I tested this too. If all the cache maintenance instructions, plus an isb
, are done by the writer, but the runner doesn't isb
, then once again it can execute the stale code. I was only able to reproduce this in a test where the writer patches an instruction in a loop that the runner is executing concurrently, which probably ensures that the runner had already fetched it. This is legal provided that the old and new instruction are, say, a branch and a nop respectively (see B2.2.5), which is what I did. (But it is not guaranteed to work for arbitrary old and new instructions.)
I tried some other tests to try to arrange it so that the instruction wasn't actually executed until it was patched, yet it was the target of a branch that should have been predicted taken, in hopes that this would get it prefetched; but I couldn't get the stale version to execute in that case.

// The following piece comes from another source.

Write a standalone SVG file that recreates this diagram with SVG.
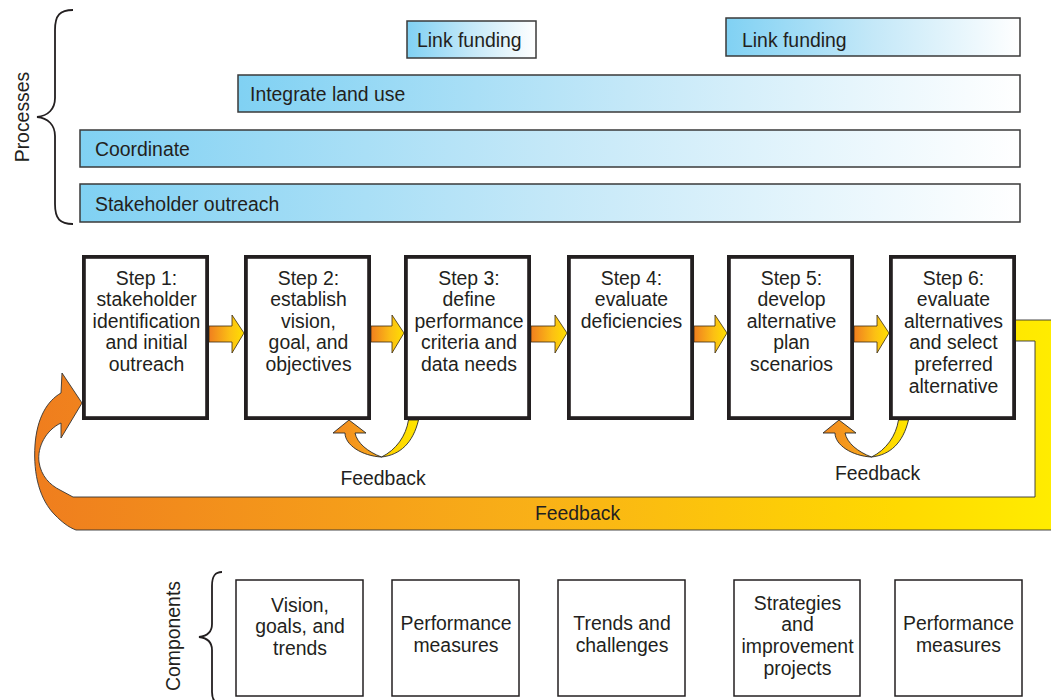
<svg xmlns="http://www.w3.org/2000/svg" width="1051" height="700" viewBox="0 0 1051 700">
<defs>
<style>
text{font-family:"Liberation Sans",Arial,Helvetica,sans-serif;font-size:19.4px;fill:#231f20}
.c{text-anchor:middle}
.bar{fill:url(#blue);stroke:#3a3a3a;stroke-width:1.5}
.step{fill:#fff;stroke:#231f20;stroke-width:3.8}
.comp{fill:#fff;stroke:#231f20;stroke-width:1.5}
.brace{fill:none;stroke:#231f20;stroke-width:1.8}
.arr{fill:url(#oy);stroke:#3a2a10;stroke-width:0.8;stroke-linejoin:miter}
.fo{fill:url(#fbo);stroke:#2a2a2a;stroke-width:0.9}
.fy{fill:url(#fby);stroke:#2a2a2a;stroke-width:0.9}
</style>
<linearGradient id="blue" x1="0" y1="0" x2="1" y2="0">
<stop offset="0" stop-color="#80d1f3"/>
<stop offset="0.5" stop-color="#c4e8f8"/>
<stop offset="1" stop-color="#ffffff"/>
</linearGradient>
<linearGradient id="oy" x1="0" y1="0" x2="1" y2="0">
<stop offset="0" stop-color="#f07f1f"/>
<stop offset="0.6" stop-color="#fcc014"/>
<stop offset="1" stop-color="#ffdf00"/>
</linearGradient>
<linearGradient id="fbo" x1="0" y1="0" x2="1" y2="0">
<stop offset="0" stop-color="#f28a1f"/>
<stop offset="1" stop-color="#f8a81b"/>
</linearGradient>
<linearGradient id="fby" x1="0" y1="0" x2="1" y2="0">
<stop offset="0" stop-color="#ffcd00"/>
<stop offset="1" stop-color="#ffe600"/>
</linearGradient>
<linearGradient id="loop" gradientUnits="userSpaceOnUse" x1="30" y1="0" x2="1051" y2="0">
<stop offset="0" stop-color="#ef7d1e"/>
<stop offset="0.5" stop-color="#f9b117"/>
<stop offset="0.85" stop-color="#ffd900"/>
<stop offset="1" stop-color="#ffec00"/>
</linearGradient>
</defs>
<rect width="1051" height="700" fill="#fff"/>

<g id="processes-label">
<path class="brace" d="M73,10 C60,10 55,15 55,30 L55,98 C55,109 48,116 37,117 C48,118 55,125 55,136 L55,204 C55,219 60,224 73,224"/>
<text class="c" transform="translate(28.5,117) rotate(-90)">Processes</text>
</g>

<g id="link-funding-1">
<rect class="bar" x="407" y="21" width="129" height="37"/>
<text x="417" y="47">Link funding</text>
</g>
<g id="link-funding-2">
<rect class="bar" x="726" y="18" width="294" height="38"/>
<text x="742" y="47">Link funding</text>
</g>
<g id="integrate-land-use">
<rect class="bar" x="238" y="75" width="782" height="37"/>
<text x="250" y="101">Integrate land use</text>
</g>
<g id="coordinate">
<rect class="bar" x="80" y="130" width="940" height="37"/>
<text x="95" y="156">Coordinate</text>
</g>
<g id="stakeholder-outreach">
<rect class="bar" x="80" y="184" width="940" height="38"/>
<text x="95" y="210.5">Stakeholder outreach</text>
</g>

<g id="connectors">
<path id="feedback-loop" fill="url(#loop)" stroke="#333" stroke-width="0.9" d="M82,403 L62,373 L61,393 C47,401 37,418 35,445 C33,475 40,500 55,515 C62,522 68,527 76,530 L1060,530 L1060,320 L1015,320 L1015,341 L1035,341 L1035,497 L73,497 L60,490 C50,485 41,476 39,462 C37,447 46,430 61,423 L61,438 Z"/>
<text class="c" x="577.5" y="520">Feedback</text>

<path class="arr" d="M209,326 L232,326 L232,315 L244,333 L232,353 L232,342 L209,342 Z"/>
<path class="arr" d="M371,326 L392,326 L392,315 L404,333 L392,353 L392,342 L371,342 Z"/>
<path class="arr" d="M531,326 L555,326 L555,315 L567,333 L555,353 L555,342 L531,342 Z"/>
<path class="arr" d="M694,326 L715,326 L715,315 L727,333 L715,353 L715,342 L694,342 Z"/>
<path class="arr" d="M854,326 L877,326 L877,315 L889,333 L877,353 L877,342 L854,342 Z"/>

<g id="feedback-2-3">
<path class="fy" d="M381.5,457 C400,455 413,443 418.5,420 L408.5,420 C406,436 396,450 381.5,457 Z"/>
<path class="fo" d="M349,420 L333,433 L345,433 C345,445 362,456 381.5,457 C368,452 357,443 355,433 L366,433 Z"/>
<text class="c" x="383" y="485">Feedback</text>
</g>
<g id="feedback-5-6">
<path class="fy" d="M871.5,457 C890,455 903,443 908.5,420 L898.5,420 C896,436 886,450 871.5,457 Z"/>
<path class="fo" d="M839,420 L823,433 L835,433 C835,445 852,456 871.5,457 C858,452 847,443 845,433 L856,433 Z"/>
<text class="c" x="877.5" y="480">Feedback</text>
</g>
</g>

<g id="step-1">
<rect class="step" x="83.9" y="256.9" width="123.2" height="161.2"/>
<text class="c"><tspan x="146.5" y="284.5">Step 1:</tspan><tspan x="146.5" y="306.1">stakeholder</tspan><tspan x="146.5" y="327.7">identification</tspan><tspan x="146.5" y="349.3">and initial</tspan><tspan x="146.5" y="370.9">outreach</tspan></text>
</g>
<g id="step-2">
<rect class="step" x="245.9" y="256.9" width="123.2" height="161.2"/>
<text class="c"><tspan x="308.5" y="284.5">Step 2:</tspan><tspan x="308.5" y="306.1">establish</tspan><tspan x="308.5" y="327.7">vision,</tspan><tspan x="308.5" y="349.3">goal, and</tspan><tspan x="308.5" y="370.9">objectives</tspan></text>
</g>
<g id="step-3">
<rect class="step" x="405.9" y="256.9" width="123.2" height="161.2"/>
<text class="c"><tspan x="469" y="284.5">Step 3:</tspan><tspan x="469" y="306.1">define</tspan><tspan x="469" y="327.7">performance</tspan><tspan x="469" y="349.3">criteria and</tspan><tspan x="469" y="370.9">data needs</tspan></text>
</g>
<g id="step-4">
<rect class="step" x="568.9" y="256.9" width="123.2" height="161.2"/>
<text class="c"><tspan x="631.5" y="284.5">Step 4:</tspan><tspan x="631.5" y="306.1">evaluate</tspan><tspan x="631.5" y="327.7">deficiencies</tspan></text>
</g>
<g id="step-5">
<rect class="step" x="728.9" y="256.9" width="123.2" height="161.2"/>
<text class="c"><tspan x="791.5" y="284.5">Step 5:</tspan><tspan x="791.5" y="306.1">develop</tspan><tspan x="791.5" y="327.7">alternative</tspan><tspan x="791.5" y="349.3">plan</tspan><tspan x="791.5" y="370.9">scenarios</tspan></text>
</g>
<g id="step-6">
<rect class="step" x="890.9" y="256.9" width="123.2" height="161.2"/>
<text class="c"><tspan x="953.5" y="284.5">Step 6:</tspan><tspan x="953.5" y="306.1">evaluate</tspan><tspan x="953.5" y="327.7">alternatives</tspan><tspan x="953.5" y="349.3">and select</tspan><tspan x="953.5" y="370.9">preferred</tspan><tspan x="953.5" y="392.5">alternative</tspan></text>
</g>

<g id="components-label">
<path class="brace" d="M222,572 C215,572 212,576 212,586 L212,624 C212,632 207,636 199,637 C207,638 212,642 212,650 L212,692 C212,700 215,704 222,704"/>
<text class="c" transform="translate(179.5,636) rotate(-90)">Components</text>
</g>

<g id="comp-1">
<rect class="comp" x="236" y="580" width="127" height="116"/>
<text class="c"><tspan x="300" y="611.5">Vision,</tspan><tspan x="300" y="633.3">goals, and</tspan><tspan x="300" y="655">trends</tspan></text>
</g>
<g id="comp-2">
<rect class="comp" x="392" y="580" width="127" height="116"/>
<text class="c"><tspan x="456" y="629.5">Performance</tspan><tspan x="456" y="651.5">measures</tspan></text>
</g>
<g id="comp-3">
<rect class="comp" x="558" y="580" width="127" height="116"/>
<text class="c"><tspan x="622" y="629.5">Trends and</tspan><tspan x="622" y="651.5">challenges</tspan></text>
</g>
<g id="comp-4">
<rect class="comp" x="734" y="580" width="126" height="116"/>
<text class="c"><tspan x="797.5" y="609.5">Strategies</tspan><tspan x="797.5" y="631.3">and</tspan><tspan x="797.5" y="653.1">improvement</tspan><tspan x="797.5" y="674.9">projects</tspan></text>
</g>
<g id="comp-5">
<rect class="comp" x="895" y="580" width="127" height="116"/>
<text class="c"><tspan x="958.5" y="629.5">Performance</tspan><tspan x="958.5" y="651.5">measures</tspan></text>
</g>
</svg>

One thing I wasn't quite sure about is this. A typical modern OS may
well have W^X, where no virtual page can be simultaneously writable
and executable. If after writing the code, you call the equivalent of
mprotect
to make the page executable, then most likely the OS is
going to take care of all the cache maintenance and synchronization
for you (but I guess it doesn't hurt to do it yourself too).
But another way to do it would be with an alias: you map the memory
writable at one virtual address, and executable at another. The
writer writes at the former address, and the runner jumps to the
latter. In that case, I think you would simply dc cvau
the
writable address, and ic ivau
the executable one, but I couldn't
find confirmation of that. But I tested it, and it worked no matter which alias was passed to which cache maintenance instruction, while it failed if either instruction was omitted altogether. So it appears that the cache maintenance is done by physical address underneath.